» Data
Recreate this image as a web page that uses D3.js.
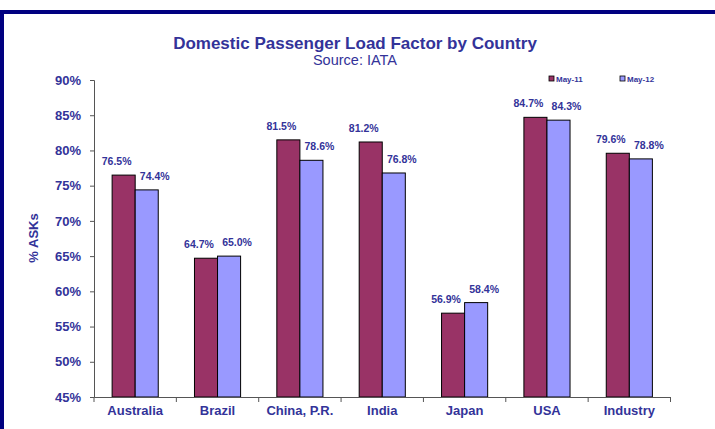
<!DOCTYPE html>
<html><head><meta charset="utf-8">
<script src="https://cdn.jsdelivr.net/npm/d3@7"></script>
<style>body{margin:0;background:#fff}text{font-family:"Liberation Sans",Arial,sans-serif}</style>
</head><body><svg id="c" width="715" height="429"></svg>
<script>
const categories = ["Australia","Brazil","China, P.R.","India","Japan","USA","Industry"];
const seriesNames = ["May-11","May-12"];
const may11 = [76.5,64.7,81.5,81.2,56.9,84.7,79.6];
const may12 = [74.4,65.0,78.6,76.8,58.4,84.3,78.8];
const yTicks = [45,50,55,60,65,70,75,80,85,90];
const colors = ["#993366","#9999FF"];
const txt = "#333399";

const svg = d3.select("#c");
svg.append("rect").attr("x",0).attr("y",10).attr("width",715).attr("height",4).attr("fill","#000080");
svg.append("rect").attr("x",0).attr("y",10).attr("width",4).attr("height",419).attr("fill","#000080");

const x = d3.scaleBand().domain(categories).range([94,670.5]);
const y = d3.scaleLinear().domain([45,90]).range([397,80]);
const bw = x.bandwidth()*0.28;
const series = [may11, may12];
const labelShift = [-7, 8];

const g = svg.append("g");
series.forEach((vals,si)=>{
  g.selectAll(null).data(categories).enter().append("rect")
    .attr("x",(c,i)=>x(c)+x.bandwidth()/2 - bw + si*bw)
    .attr("y",(c,i)=>y(vals[i]))
    .attr("width",bw).attr("height",(c,i)=>y(45)-y(vals[i]))
    .attr("fill",colors[si]).attr("stroke","#000").attr("stroke-width",1);
  g.selectAll(null).data(categories).enter().append("text")
    .attr("x",(c,i)=>x(c)+x.bandwidth()/2 - bw/2 + si*bw + labelShift[si])
    .attr("y",(c,i)=>y(vals[i])-10)
    .attr("text-anchor","middle").attr("font-size",10.5).attr("font-weight","bold")
    .attr("fill",txt).text((c,i)=>vals[i].toFixed(1)+"%");
});

// y axis
const ya = svg.append("g").attr("transform","translate(94,0)")
  .call(d3.axisLeft(y).tickValues(yTicks).tickSize(4).tickFormat(d=>d+"%"));
ya.select(".domain").attr("stroke","#555");
ya.selectAll("line").attr("stroke","#555");
ya.selectAll("text").attr("font-size",13).attr("font-weight","bold").attr("fill",txt)
  .attr("font-family","Liberation Sans, Arial, sans-serif").attr("dx",-6);

// x axis
const xa = svg.append("g").attr("transform","translate(0,397)")
  .call(d3.axisBottom(x).tickSize(0).tickSizeOuter(0));
xa.select(".domain").attr("stroke","#555");
xa.selectAll("text").attr("font-size",13).attr("font-weight","bold").attr("fill",txt)
  .attr("font-family","Liberation Sans, Arial, sans-serif").attr("dy","0.85em").attr("y",7);
const bounds = categories.map(c=>x(c)).concat([x.range()[1]]);
svg.selectAll(null).data(bounds).enter().append("line")
  .attr("x1",d=>d).attr("x2",d=>d).attr("y1",397).attr("y2",402).attr("stroke","#555");

// titles
svg.append("text").attr("x",355).attr("y",49).attr("text-anchor","middle")
  .attr("font-size",17).attr("font-weight","bold").attr("fill",txt)
  .text("Domestic Passenger Load Factor by Country");
svg.append("text").attr("x",355).attr("y",65).attr("text-anchor","middle")
  .attr("font-size",14.5).attr("fill",txt).text("Source: IATA");
svg.append("text").attr("transform","translate(38,238) rotate(-90)").attr("text-anchor","middle")
  .attr("font-size",13).attr("font-weight","bold").attr("fill",txt).text("% ASKs");

// legend
const lx = [549,620];
seriesNames.forEach((n,i)=>{
  svg.append("rect").attr("x",lx[i]).attr("y",76).attr("width",5).attr("height",5)
    .attr("fill",colors[i]).attr("stroke","#000").attr("stroke-width",0.8);
  svg.append("text").attr("x",lx[i]+7).attr("y",81.5).attr("font-size",8)
    .attr("font-weight","bold").attr("fill",txt).text(n);
});
</script></body></html>
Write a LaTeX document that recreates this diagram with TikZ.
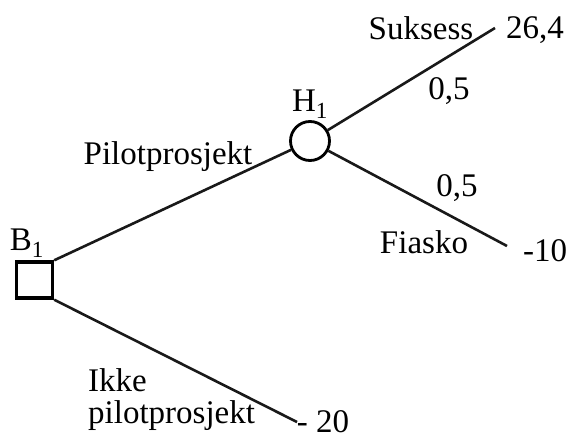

» Set task
Pictures in the records above are not copied; print everything else exactly.

» Output below
Recreate this image as a web page that uses D3.js.
<!DOCTYPE html>
<html><head><meta charset="utf-8">
<script src="https://cdn.jsdelivr.net/npm/d3@7"></script>
<style>body{margin:0;background:#fff}text{font-family:"Liberation Sans",Arial,sans-serif}</style>
</head><body><svg id="c" width="715" height="429"></svg>
<script>
const categories = ["Australia","Brazil","China, P.R.","India","Japan","USA","Industry"];
const seriesNames = ["May-11","May-12"];
const may11 = [76.5,64.7,81.5,81.2,56.9,84.7,79.6];
const may12 = [74.4,65.0,78.6,76.8,58.4,84.3,78.8];
const yTicks = [45,50,55,60,65,70,75,80,85,90];
const colors = ["#993366","#9999FF"];
const txt = "#333399";

const svg = d3.select("#c");
svg.append("rect").attr("x",0).attr("y",10).attr("width",715).attr("height",4).attr("fill","#000080");
svg.append("rect").attr("x",0).attr("y",10).attr("width",4).attr("height",419).attr("fill","#000080");

const x = d3.scaleBand().domain(categories).range([94,670.5]);
const y = d3.scaleLinear().domain([45,90]).range([397,80]);
const bw = x.bandwidth()*0.28;
const series = [may11, may12];
const labelShift = [-7, 8];

const g = svg.append("g");
series.forEach((vals,si)=>{
  g.selectAll(null).data(categories).enter().append("rect")
    .attr("x",(c,i)=>x(c)+x.bandwidth()/2 - bw + si*bw)
    .attr("y",(c,i)=>y(vals[i]))
    .attr("width",bw).attr("height",(c,i)=>y(45)-y(vals[i]))
    .attr("fill",colors[si]).attr("stroke","#000").attr("stroke-width",1);
  g.selectAll(null).data(categories).enter().append("text")
    .attr("x",(c,i)=>x(c)+x.bandwidth()/2 - bw/2 + si*bw + labelShift[si])
    .attr("y",(c,i)=>y(vals[i])-10)
    .attr("text-anchor","middle").attr("font-size",10.5).attr("font-weight","bold")
    .attr("fill",txt).text((c,i)=>vals[i].toFixed(1)+"%");
});

// y axis
const ya = svg.append("g").attr("transform","translate(94,0)")
  .call(d3.axisLeft(y).tickValues(yTicks).tickSize(4).tickFormat(d=>d+"%"));
ya.select(".domain").attr("stroke","#555");
ya.selectAll("line").attr("stroke","#555");
ya.selectAll("text").attr("font-size",13).attr("font-weight","bold").attr("fill",txt)
  .attr("font-family","Liberation Sans, Arial, sans-serif").attr("dx",-6);

// x axis
const xa = svg.append("g").attr("transform","translate(0,397)")
  .call(d3.axisBottom(x).tickSize(0).tickSizeOuter(0));
xa.select(".domain").attr("stroke","#555");
xa.selectAll("text").attr("font-size",13).attr("font-weight","bold").attr("fill",txt)
  .attr("font-family","Liberation Sans, Arial, sans-serif").attr("dy","0.85em").attr("y",7);
const bounds = categories.map(c=>x(c)).concat([x.range()[1]]);
svg.selectAll(null).data(bounds).enter().append("line")
  .attr("x1",d=>d).attr("x2",d=>d).attr("y1",397).attr("y2",402).attr("stroke","#555");

// titles
svg.append("text").attr("x",355).attr("y",49).attr("text-anchor","middle")
  .attr("font-size",17).attr("font-weight","bold").attr("fill",txt)
  .text("Domestic Passenger Load Factor by Country");
svg.append("text").attr("x",355).attr("y",65).attr("text-anchor","middle")
  .attr("font-size",14.5).attr("fill",txt).text("Source: IATA");
svg.append("text").attr("transform","translate(38,238) rotate(-90)").attr("text-anchor","middle")
  .attr("font-size",13).attr("font-weight","bold").attr("fill",txt).text("% ASKs");

// legend
const lx = [549,620];
seriesNames.forEach((n,i)=>{
  svg.append("rect").attr("x",lx[i]).attr("y",76).attr("width",5).attr("height",5)
    .attr("fill",colors[i]).attr("stroke","#000").attr("stroke-width",0.8);
  svg.append("text").attr("x",lx[i]+7).attr("y",81.5).attr("font-size",8)
    .attr("font-weight","bold").attr("fill",txt).text(n);
});
</script></body></html>
Write a LaTeX document that recreates this diagram with TikZ.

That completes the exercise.